No one doubts that Travis d’Arnaud is a good major league hitter and that this valuable pitching staff enjoys throwing to him and has confidence that he can call a good game. But over the last two seasons he has only played 175 games. He was on the DL three times last season alone. That type of past requires a solid Plan B to a contending team. The concern about Kevin Plawecki is: What do you do with him when d’Arnaud is healthy? He might be a better defensive catcher than d’Arnaud, but he struggled at the plate, hitting just .219 last year. The scuttlebutt is that the Mets might come north without Plawecki so he can play every day in Las Vegas at the AAA level, and let Johnny Monell ride the bench and spell d’Arnaud early on.
Is this a 100 win team in 2016? Probably not. Not because they aren’t going to be better than last year, but because there are a lot of good teams in the National League. They are going to have to play almost 40 games against the Nationals and the much improved Miami Marlins. Then there are 21 games against the three-headed monster in the National League Central, the “St. Louis Pirate-Cubs”. This Mets team won 90 games last year, but won most of them over the final two months of the season.
The pitching is way too good to fail them this year. This is not the touted, but unproven “Generation K” that fizzled and died a quick death after Opening Day in Chicago way back in 1995. These guys are solid and will just continue to get better. Let’s not talk about how long they will be together or how Free Agency will cause them to take different paths in the future. Just concentrate on 2016.
The difference between this Mets team and most Mets teams we have lived through might be something as simple as this:
In the fifth inning, with the Mets nursing a 1-run lead or trailing by a run, this team is going to step up and get the runs they need to win the game. They are going to make the defensive play they need to prevent a 1-run deficit from becoming a 3-run deficit. They are going to get that strikeout to prevent a run from scoring.
That seemingly innocuous 2-run home run by Cespedes in the third inning to make it 3-0 is going to look like 8-0 when the other team sees Syndergaard stride to the hill for the top of the fourth.
That’s what is going to be different about this Mets team. They are not going to need the dramatics of late inning home runs or walk-off wins. Don’t get me wrong, they are going to have their share of them. But teams that make it through the grueling regular season and the pressure of the playoffs to get to the World Series don’t win the Series because they are lucky. Maybe you get there because you are lucky, but you win because you are the better team.

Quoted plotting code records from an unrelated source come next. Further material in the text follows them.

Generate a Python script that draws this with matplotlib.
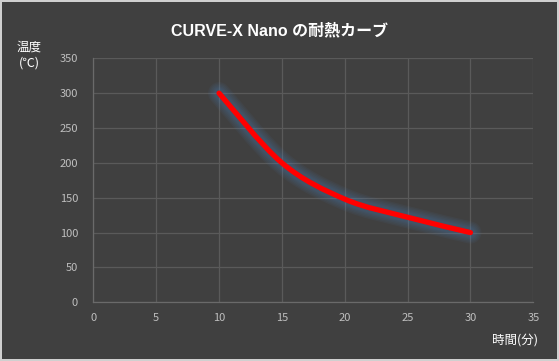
import matplotlib
matplotlib.use("Agg")
import matplotlib.pyplot as plt
from matplotlib.path import Path
from matplotlib.patches import PathPatch

plt.rcParams['font.family'] = ['Noto Sans CJK JP', 'DejaVu Sans']

# data
minutes = [10, 15, 20, 25, 30]
temps = [300, 200, 148, 122, 100]
x_ticks = [0, 5, 10, 15, 20, 25, 30, 35]
y_ticks = [0, 50, 100, 150, 200, 250, 300, 350]

bg = '#404040'
grid_c = '#5a5a5a'
tick_c = '#bfbfbf'

fig = plt.figure(figsize=(5.59, 3.61), dpi=100, facecolor=bg,
                 edgecolor='#d0d0d0', linewidth=1.5)
ax = fig.add_axes([0.167, 0.1626, 0.787, 0.6759])
ax.set_facecolor(bg)

# smoothed line like excel: bezier segments through the points
verts = [(minutes[0], temps[0])]
codes = [Path.MOVETO]
n = len(minutes)
for i in range(n - 1):
    p0 = (minutes[max(i - 1, 0)], temps[max(i - 1, 0)])
    p1 = (minutes[i], temps[i])
    p2 = (minutes[i + 1], temps[i + 1])
    p3 = (minutes[min(i + 2, n - 1)], temps[min(i + 2, n - 1)])
    c1 = (p1[0] + (p2[0] - p0[0]) / 6, p1[1] + (p2[1] - p0[1]) / 6)
    c2 = (p2[0] - (p3[0] - p1[0]) / 6, p2[1] - (p3[1] - p1[1]) / 6)
    verts += [c1, c2, p2]
    codes += [Path.CURVE4] * 3
curve = Path(verts, codes)

# soft glow behind the line
for lw in [16, 14, 12, 10, 8.5, 7]:
    ax.add_patch(PathPatch(curve, facecolor='none', edgecolor='#4f7fb5',
                           lw=lw, alpha=0.07, capstyle='round', zorder=3))
ax.add_patch(PathPatch(curve, facecolor='none', edgecolor='#ff0000',
                       lw=3.8, capstyle='round', joinstyle='round', zorder=4))

ax.set_xlim(0, 35)
ax.set_ylim(0, 350)
ax.set_xticks(x_ticks)
ax.set_yticks(y_ticks)
ax.tick_params(colors=tick_c, labelsize=8, length=0, pad=8)
ax.tick_params(axis='y', pad=11)
ax.grid(True, color=grid_c, linewidth=0.9)
ax.set_axisbelow(True)
for s in ['top', 'right']:
    ax.spines[s].set_visible(False)
for s in ['left', 'bottom']:
    ax.spines[s].set_color('#6a6a6a')
    ax.spines[s].set_linewidth(0.9)

fig.text(0.5, 0.914, 'CURVE-X Nano の耐熱カーブ', color='white',
         fontsize=11.5, fontweight='bold', ha='center', va='center',
         family=['Liberation Sans', 'Noto Sans CJK JP'])
fig.text(0.052, 0.847, '温度\n(℃)', color='white', fontsize=9,
         ha='center', va='center', linespacing=1.3)
fig.text(0.963, 0.058, '時間(分)', color='white', fontsize=9,
         ha='right', va='center')

fig.savefig('out.png', dpi=100, facecolor=bg, edgecolor='#d0d0d0')
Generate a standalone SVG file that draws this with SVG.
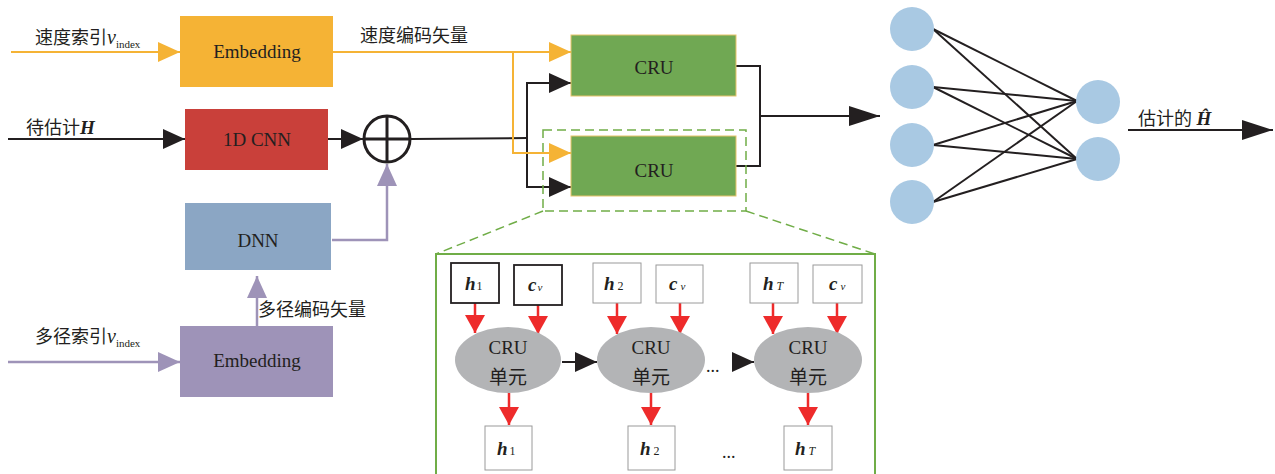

The Mets realized in late October that the Kansas City Royals were the better team – even though the Mets had a lead in every one of the World Series games. And next Sunday night, when that blue and gold banner is being raised inside Kaufman Stadium and the Royals and their fans are celebrating their 2015 accomplishment, the Mets will be front and center to see it all. And they will lament that the colors on that flag are not blue and orange, and they will lament that they may have wasted a golden opportunity last October. But they better not dwell on it.
Matt Harvey will be on the hill to start the 2016 season for them and 2015 will be just a memory.
Fasten your seatbelts Mets fans and enjoy the ride!